Questioning people about the EU summit's outcome exposes the overwhelming public support for the Prime Minister's actions that underpins this poll shift. A Populus survey for The Times showed 57% felt Mr Cameron was right to use the veto while only 14% disagreed and another, for the Mail on Sunday, showed that 62% supported David Cameron's actions, while only 19% said he was wrong to use the veto.

Ed Miliband's response in the immediate aftermath of the summit, accusing the Prime Minister of being "out of touch", couldn't have been more ill-judged.

Poll threats

But this latest shift is far from the first time time polls have reacted sharply to how politicians act on the EU.

When, back in October 2007, Gordon Brown confirmed his support for the Lisbon Treaty and it became clear that he would not extend his party's previous promise of a referendum on the EU Constitution to the revised document, the result was an abrupt end to his honeymoon as the new Labour leader.

Brown actually increased his party's support through the September 2007 eruption of the Northern Rock crisis, when polls showed a three-point Labour lead mid-month widened to nearly eight points by the end of September. Even the events of early October that year, when the Conservatives unveiled a new inheritance tax policy and Brown was accused of having 'bottled' an early general election, resulted in him conceding only a slight lead to the Conservatives.

So far, not so bad for Mr Brown. Until, that is, later in October 2007, when he agreed to the final text of the Lisbon Treaty and made a statement to Parliament on the 22nd of that month. By the end of that week, Conservative support was growing again and Labour's ratings started a precipitous fall, ending the year at a punishing ten point deficit on the Conservatives as Gordon Brown turned up (late) in Brussels to sign the treaty.

The fact that this poll gap then remained broadly the same until late April 2008 shows that Labour's hair-raising fall in public support over a few short weeks between the end of October and mid December must have been due to some very particular event after both the peak of the Northern Rock bank run and the fallout from the party conferences.

It's impossible to dismiss that this was the period during which the deceit of the process of re-naming the EU Constitution as the Lisbon Treaty became crystal clear and Gordon Brown confirmed that he would not grant us the EU referendum we had been promised.

But Brown has been far from alone in suffering at the polls as a result of his EU actions. Later, in November 2009, David Cameron suffered a similar fate when he also dropped his "cast iron guarantee" of a vote on "on any EU treaty" emerging from the negotiations that came up with the Lisbon Treaty.

The Conservative leader also suffered an immediate drop in public support that, as we speculated at the time might turn out to be the case, did indeed re-balance the polls in a way that resulted in Mr Cameron's failure to secure a clear majority at the general election, forcing him to form accede to coalition government.

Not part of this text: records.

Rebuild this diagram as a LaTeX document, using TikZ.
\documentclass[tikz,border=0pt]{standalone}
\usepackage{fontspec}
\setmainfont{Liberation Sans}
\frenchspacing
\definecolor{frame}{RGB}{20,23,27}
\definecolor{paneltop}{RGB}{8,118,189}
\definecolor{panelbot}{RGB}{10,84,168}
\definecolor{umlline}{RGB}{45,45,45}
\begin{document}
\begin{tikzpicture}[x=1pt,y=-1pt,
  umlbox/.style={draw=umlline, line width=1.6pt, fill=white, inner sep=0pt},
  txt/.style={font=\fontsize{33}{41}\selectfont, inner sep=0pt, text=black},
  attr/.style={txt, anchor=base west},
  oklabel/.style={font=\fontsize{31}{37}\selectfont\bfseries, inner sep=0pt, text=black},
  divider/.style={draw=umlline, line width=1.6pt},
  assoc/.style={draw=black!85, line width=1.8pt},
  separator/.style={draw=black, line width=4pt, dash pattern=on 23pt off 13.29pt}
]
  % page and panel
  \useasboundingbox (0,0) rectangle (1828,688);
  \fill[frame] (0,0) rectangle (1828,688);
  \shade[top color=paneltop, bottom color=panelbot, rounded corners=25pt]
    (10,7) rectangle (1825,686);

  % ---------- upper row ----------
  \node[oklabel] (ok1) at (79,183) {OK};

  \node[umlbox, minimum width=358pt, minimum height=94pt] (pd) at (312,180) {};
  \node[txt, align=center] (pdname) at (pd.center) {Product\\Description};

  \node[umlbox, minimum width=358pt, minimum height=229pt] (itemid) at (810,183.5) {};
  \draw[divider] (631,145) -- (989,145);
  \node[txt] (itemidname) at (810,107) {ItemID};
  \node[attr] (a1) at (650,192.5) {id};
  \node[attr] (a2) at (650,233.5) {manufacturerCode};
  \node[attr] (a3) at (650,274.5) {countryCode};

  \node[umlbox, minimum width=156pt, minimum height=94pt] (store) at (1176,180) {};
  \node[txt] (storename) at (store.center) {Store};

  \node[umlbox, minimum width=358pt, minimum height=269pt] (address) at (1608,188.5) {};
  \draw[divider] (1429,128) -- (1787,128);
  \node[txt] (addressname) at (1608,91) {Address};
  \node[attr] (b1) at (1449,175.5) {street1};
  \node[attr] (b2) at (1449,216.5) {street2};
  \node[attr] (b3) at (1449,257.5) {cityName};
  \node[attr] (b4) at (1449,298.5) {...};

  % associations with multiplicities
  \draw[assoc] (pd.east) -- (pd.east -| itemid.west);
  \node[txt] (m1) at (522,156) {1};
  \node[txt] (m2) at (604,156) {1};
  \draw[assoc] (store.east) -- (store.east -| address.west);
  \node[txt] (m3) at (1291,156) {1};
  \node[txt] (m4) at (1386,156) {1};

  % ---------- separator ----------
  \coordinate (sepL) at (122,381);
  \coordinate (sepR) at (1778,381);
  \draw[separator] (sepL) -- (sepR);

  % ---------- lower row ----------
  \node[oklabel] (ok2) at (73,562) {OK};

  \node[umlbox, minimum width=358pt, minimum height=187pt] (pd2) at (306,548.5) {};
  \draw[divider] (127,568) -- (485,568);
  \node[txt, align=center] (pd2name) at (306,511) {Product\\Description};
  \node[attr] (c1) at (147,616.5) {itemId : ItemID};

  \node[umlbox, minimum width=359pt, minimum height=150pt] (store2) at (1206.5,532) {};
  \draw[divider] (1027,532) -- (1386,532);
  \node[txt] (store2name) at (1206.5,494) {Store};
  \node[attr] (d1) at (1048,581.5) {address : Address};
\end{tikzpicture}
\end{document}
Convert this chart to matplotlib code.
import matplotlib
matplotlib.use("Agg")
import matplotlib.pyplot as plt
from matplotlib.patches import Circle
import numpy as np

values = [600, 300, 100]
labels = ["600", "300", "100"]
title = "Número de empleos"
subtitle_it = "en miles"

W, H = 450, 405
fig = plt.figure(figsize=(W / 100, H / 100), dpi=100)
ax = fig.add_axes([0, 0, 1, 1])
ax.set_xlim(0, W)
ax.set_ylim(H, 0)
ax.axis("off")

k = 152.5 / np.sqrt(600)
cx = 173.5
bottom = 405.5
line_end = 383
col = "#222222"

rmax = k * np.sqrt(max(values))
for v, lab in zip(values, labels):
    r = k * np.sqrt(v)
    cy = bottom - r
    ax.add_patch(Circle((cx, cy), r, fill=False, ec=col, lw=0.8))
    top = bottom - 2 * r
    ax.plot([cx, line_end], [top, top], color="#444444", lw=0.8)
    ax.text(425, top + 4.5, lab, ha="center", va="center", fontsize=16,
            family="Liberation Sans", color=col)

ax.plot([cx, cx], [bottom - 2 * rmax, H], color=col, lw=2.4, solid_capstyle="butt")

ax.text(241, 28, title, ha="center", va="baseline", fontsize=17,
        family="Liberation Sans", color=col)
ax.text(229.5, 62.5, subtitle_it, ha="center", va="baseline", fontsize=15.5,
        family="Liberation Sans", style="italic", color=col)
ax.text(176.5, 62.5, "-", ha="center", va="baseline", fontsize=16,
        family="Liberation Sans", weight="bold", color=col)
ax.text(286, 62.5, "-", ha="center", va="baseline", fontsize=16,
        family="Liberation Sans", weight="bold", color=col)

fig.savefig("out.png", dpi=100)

Arguably, the Liberal Democrats have suffered the worst of all from this trend in public opinion. Languishing in the polls and seemingly looking down the barrel of an electoral gun, the party's leaders still don't seem to realise where they have been going so wrong.

Referendum opportunity

This clear and growing pattern in how EU policy moves public support to an extent that affects electoral fortunes should provide much food for thought for any party aiming to improve its chances of obtaining a clear majority at the next general election.

Obvious focus should be placed on where party policy is at stark odds with public opinion and where better does such an opportunity lie than over whether there should be a referendum on Britain's EU membership?

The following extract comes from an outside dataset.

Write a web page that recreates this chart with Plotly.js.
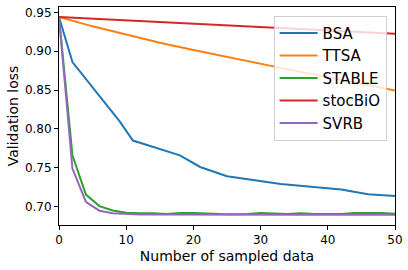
<!DOCTYPE html>
<html><head><meta charset="utf-8">
<script src="https://cdn.plot.ly/plotly-3.0.1.min.js"></script>
<style>html,body{margin:0;padding:0;background:#fff}#c{width:408px;height:270px}</style>
</head><body><div id="c"></div>
<script>
var bsaX = [0, 2, 9, 11, 18, 21, 25, 30, 33, 42, 46, 50];
var bsaY = [0.944, 0.886, 0.810, 0.785, 0.766, 0.751, 0.739, 0.733, 0.729, 0.722, 0.716, 0.7135];
var ttsaX = [0, 5, 10, 15, 20, 25, 30, 35, 40, 45, 50];
var ttsaY = [0.944, 0.932, 0.9215, 0.911, 0.9015, 0.8925, 0.8835, 0.875, 0.8665, 0.858, 0.8495];
var stocX = [0, 50];
var stocY = [0.944, 0.9225];
var fineX = [0, 2, 4, 6, 8, 10, 12, 14, 16, 18, 20, 22, 24, 26, 28, 30, 32, 34, 36, 38, 40, 42, 44, 46, 48, 50];
var stableY = [0.944, 0.766, 0.7155, 0.7006, 0.695, 0.6922, 0.6915, 0.6915, 0.6905, 0.6918, 0.6916, 0.6905, 0.6903, 0.6902, 0.6905, 0.6918, 0.6908, 0.6905, 0.6915, 0.6905, 0.6905, 0.6905, 0.6918, 0.6918, 0.6918, 0.6908];
var svrbY = [0.944, 0.749, 0.706, 0.6947, 0.6915, 0.6902, 0.6898, 0.6898, 0.6897, 0.6896, 0.6896, 0.6896, 0.6894, 0.6892, 0.6895, 0.6896, 0.6896, 0.6896, 0.6896, 0.6896, 0.6896, 0.6896, 0.6896, 0.6896, 0.6896, 0.6896];

var names = ['BSA', 'TTSA', 'STABLE', 'stocBiO', 'SVRB'];
var colors = ['#1f77b4', '#ff7f0e', '#2ca02c', '#d62728', '#9467bd'];
var xs = [bsaX, ttsaX, fineX, stocX, fineX];
var ys = [bsaY, ttsaY, stableY, stocY, svrbY];

var traces = names.map(function(n, i){
  return {x: xs[i], y: ys[i], name: n, type: 'scatter', mode: 'lines',
          line: {color: colors[i], width: 2}};
});

var font = 'DejaVu Sans, sans-serif';
var layout = {
  width: 408, height: 270,
  margin: {l: 59, r: 13, t: 7, b: 45},
  paper_bgcolor: '#fff', plot_bgcolor: '#fff',
  font: {family: font, size: 12, color: '#000'},
  showlegend: true,
  legend: {x: 0.975, y: 0.96, xanchor: 'right', yanchor: 'top', itemwidth: 38,
           bgcolor: 'rgba(255,255,255,0.8)', bordercolor: '#d0d0d0', borderwidth: 1,
           font: {family: font, size: 15, color: '#000'}},
  xaxis: {range: [0, 50], tickvals: [0, 10, 20, 30, 40, 50], ticktext: ['0','10','20','30','40','50'],
          showgrid: false, zeroline: false, showline: true, mirror: true, linecolor: '#000', linewidth: 1,
          ticks: 'outside', ticklen: 4, tickcolor: '#000',
          tickfont: {family: font, size: 12},
          title: {text: 'Number of sampled data', font: {family: font, size: 14}, standoff: 4}},
  yaxis: {range: [0.6763, 0.9569], tickvals: [0.70, 0.75, 0.80, 0.85, 0.90, 0.95],
          ticktext: ['0.70','0.75','0.80','0.85','0.90','0.95'],
          showgrid: false, zeroline: false, showline: true, mirror: true, linecolor: '#000', linewidth: 1,
          ticks: 'outside', ticklen: 4, tickcolor: '#000',
          tickfont: {family: font, size: 12},
          title: {text: 'Validation loss', font: {family: font, size: 14}, standoff: 2}}
};
Plotly.newPlot('c', traces, layout, {displayModeBar: false, staticPlot: true});
</script></body></html>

The Sunday Telegraph's ICM poll also confirms that people do not back Mr Cameron's decision to rule out a public vote on whether Britain should stay in or leave the European Union. A majority of 59% to 25% (pdf, Table 5) say that there should be a proper in-out vote and most (51%) wish to see one in this Parliament.

If one veto, to unknown effect, can deliver a four-point boost in the polls, it's not hard to imagine the electoral rewards awaiting the party that grants that EU referendum.